# MATERIAL
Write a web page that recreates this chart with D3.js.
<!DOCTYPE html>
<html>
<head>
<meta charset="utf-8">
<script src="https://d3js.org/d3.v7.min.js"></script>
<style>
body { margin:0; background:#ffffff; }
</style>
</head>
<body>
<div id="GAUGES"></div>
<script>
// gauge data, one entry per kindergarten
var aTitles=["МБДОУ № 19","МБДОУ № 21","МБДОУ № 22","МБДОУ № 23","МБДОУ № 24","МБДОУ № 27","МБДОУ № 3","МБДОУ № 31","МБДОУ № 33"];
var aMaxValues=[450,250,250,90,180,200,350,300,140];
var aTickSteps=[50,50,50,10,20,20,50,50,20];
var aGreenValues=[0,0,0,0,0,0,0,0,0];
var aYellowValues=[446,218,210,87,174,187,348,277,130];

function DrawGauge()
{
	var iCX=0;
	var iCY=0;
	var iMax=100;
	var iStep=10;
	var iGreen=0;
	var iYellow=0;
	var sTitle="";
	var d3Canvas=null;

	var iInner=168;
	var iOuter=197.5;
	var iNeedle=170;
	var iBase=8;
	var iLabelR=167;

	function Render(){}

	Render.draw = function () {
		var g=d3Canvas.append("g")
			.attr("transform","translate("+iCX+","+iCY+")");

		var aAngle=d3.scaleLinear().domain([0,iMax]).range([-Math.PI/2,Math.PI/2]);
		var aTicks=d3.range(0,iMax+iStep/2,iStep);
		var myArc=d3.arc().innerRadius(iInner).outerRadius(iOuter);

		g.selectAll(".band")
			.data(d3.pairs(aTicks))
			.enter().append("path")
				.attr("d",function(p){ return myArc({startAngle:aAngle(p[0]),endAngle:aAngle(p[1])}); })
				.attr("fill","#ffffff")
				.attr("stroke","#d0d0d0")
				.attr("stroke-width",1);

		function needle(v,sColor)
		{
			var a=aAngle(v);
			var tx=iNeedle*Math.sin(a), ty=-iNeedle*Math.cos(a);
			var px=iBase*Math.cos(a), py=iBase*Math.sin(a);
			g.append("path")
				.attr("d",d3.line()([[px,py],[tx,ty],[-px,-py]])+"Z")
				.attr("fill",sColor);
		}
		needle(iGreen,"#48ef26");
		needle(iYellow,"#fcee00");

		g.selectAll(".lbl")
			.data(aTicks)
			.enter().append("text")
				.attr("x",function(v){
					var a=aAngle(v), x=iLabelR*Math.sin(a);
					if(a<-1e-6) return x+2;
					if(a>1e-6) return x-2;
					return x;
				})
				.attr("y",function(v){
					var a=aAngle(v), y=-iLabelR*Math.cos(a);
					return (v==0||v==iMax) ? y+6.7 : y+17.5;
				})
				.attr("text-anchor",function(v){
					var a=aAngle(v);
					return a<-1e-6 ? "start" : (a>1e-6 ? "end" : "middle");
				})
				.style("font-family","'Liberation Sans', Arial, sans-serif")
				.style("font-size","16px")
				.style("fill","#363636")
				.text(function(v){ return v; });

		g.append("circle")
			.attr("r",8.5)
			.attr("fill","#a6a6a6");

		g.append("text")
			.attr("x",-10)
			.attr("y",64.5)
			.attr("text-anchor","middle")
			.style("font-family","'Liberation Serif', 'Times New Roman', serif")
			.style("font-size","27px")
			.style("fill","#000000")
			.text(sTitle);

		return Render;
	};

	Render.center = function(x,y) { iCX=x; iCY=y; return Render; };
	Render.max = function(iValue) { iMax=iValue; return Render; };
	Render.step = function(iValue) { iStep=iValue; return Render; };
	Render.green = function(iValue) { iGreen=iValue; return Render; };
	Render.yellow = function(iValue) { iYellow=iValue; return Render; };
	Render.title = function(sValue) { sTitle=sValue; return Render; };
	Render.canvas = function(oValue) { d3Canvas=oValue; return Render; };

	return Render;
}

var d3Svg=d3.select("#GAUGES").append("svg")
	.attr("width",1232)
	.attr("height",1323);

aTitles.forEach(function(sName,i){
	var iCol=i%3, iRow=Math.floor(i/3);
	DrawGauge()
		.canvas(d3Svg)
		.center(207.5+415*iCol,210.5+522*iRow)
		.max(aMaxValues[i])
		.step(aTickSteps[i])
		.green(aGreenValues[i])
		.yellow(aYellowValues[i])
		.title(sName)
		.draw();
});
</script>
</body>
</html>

# WHAT IS EXPECTED
Transcribe the data. Leave every line exactly as it is.

# WRITTEN RESPONSE
Write a web page that recreates this chart with D3.js.
<!DOCTYPE html>
<html>
<head>
<meta charset="utf-8">
<script src="https://d3js.org/d3.v7.min.js"></script>
<style>
body { margin:0; background:#ffffff; }
</style>
</head>
<body>
<div id="GAUGES"></div>
<script>
// gauge data, one entry per kindergarten
var aTitles=["МБДОУ № 19","МБДОУ № 21","МБДОУ № 22","МБДОУ № 23","МБДОУ № 24","МБДОУ № 27","МБДОУ № 3","МБДОУ № 31","МБДОУ № 33"];
var aMaxValues=[450,250,250,90,180,200,350,300,140];
var aTickSteps=[50,50,50,10,20,20,50,50,20];
var aGreenValues=[0,0,0,0,0,0,0,0,0];
var aYellowValues=[446,218,210,87,174,187,348,277,130];

function DrawGauge()
{
	var iCX=0;
	var iCY=0;
	var iMax=100;
	var iStep=10;
	var iGreen=0;
	var iYellow=0;
	var sTitle="";
	var d3Canvas=null;

	var iInner=168;
	var iOuter=197.5;
	var iNeedle=170;
	var iBase=8;
	var iLabelR=167;

	function Render(){}

	Render.draw = function () {
		var g=d3Canvas.append("g")
			.attr("transform","translate("+iCX+","+iCY+")");

		var aAngle=d3.scaleLinear().domain([0,iMax]).range([-Math.PI/2,Math.PI/2]);
		var aTicks=d3.range(0,iMax+iStep/2,iStep);
		var myArc=d3.arc().innerRadius(iInner).outerRadius(iOuter);

		g.selectAll(".band")
			.data(d3.pairs(aTicks))
			.enter().append("path")
				.attr("d",function(p){ return myArc({startAngle:aAngle(p[0]),endAngle:aAngle(p[1])}); })
				.attr("fill","#ffffff")
				.attr("stroke","#d0d0d0")
				.attr("stroke-width",1);

		function needle(v,sColor)
		{
			var a=aAngle(v);
			var tx=iNeedle*Math.sin(a), ty=-iNeedle*Math.cos(a);
			var px=iBase*Math.cos(a), py=iBase*Math.sin(a);
			g.append("path")
				.attr("d",d3.line()([[px,py],[tx,ty],[-px,-py]])+"Z")
				.attr("fill",sColor);
		}
		needle(iGreen,"#48ef26");
		needle(iYellow,"#fcee00");

		g.selectAll(".lbl")
			.data(aTicks)
			.enter().append("text")
				.attr("x",function(v){
					var a=aAngle(v), x=iLabelR*Math.sin(a);
					if(a<-1e-6) return x+2;
					if(a>1e-6) return x-2;
					return x;
				})
				.attr("y",function(v){
					var a=aAngle(v), y=-iLabelR*Math.cos(a);
					return (v==0||v==iMax) ? y+6.7 : y+17.5;
				})
				.attr("text-anchor",function(v){
					var a=aAngle(v);
					return a<-1e-6 ? "start" : (a>1e-6 ? "end" : "middle");
				})
				.style("font-family","'Liberation Sans', Arial, sans-serif")
				.style("font-size","16px")
				.style("fill","#363636")
				.text(function(v){ return v; });

		g.append("circle")
			.attr("r",8.5)
			.attr("fill","#a6a6a6");

		g.append("text")
			.attr("x",-10)
			.attr("y",64.5)
			.attr("text-anchor","middle")
			.style("font-family","'Liberation Serif', 'Times New Roman', serif")
			.style("font-size","27px")
			.style("fill","#000000")
			.text(sTitle);

		return Render;
	};

	Render.center = function(x,y) { iCX=x; iCY=y; return Render; };
	Render.max = function(iValue) { iMax=iValue; return Render; };
	Render.step = function(iValue) { iStep=iValue; return Render; };
	Render.green = function(iValue) { iGreen=iValue; return Render; };
	Render.yellow = function(iValue) { iYellow=iValue; return Render; };
	Render.title = function(sValue) { sTitle=sValue; return Render; };
	Render.canvas = function(oValue) { d3Canvas=oValue; return Render; };

	return Render;
}

var d3Svg=d3.select("#GAUGES").append("svg")
	.attr("width",1232)
	.attr("height",1323);

aTitles.forEach(function(sName,i){
	var iCol=i%3, iRow=Math.floor(i/3);
	DrawGauge()
		.canvas(d3Svg)
		.center(207.5+415*iCol,210.5+522*iRow)
		.max(aMaxValues[i])
		.step(aTickSteps[i])
		.green(aGreenValues[i])
		.yellow(aYellowValues[i])
		.title(sName)
		.draw();
});
</script>
</body>
</html>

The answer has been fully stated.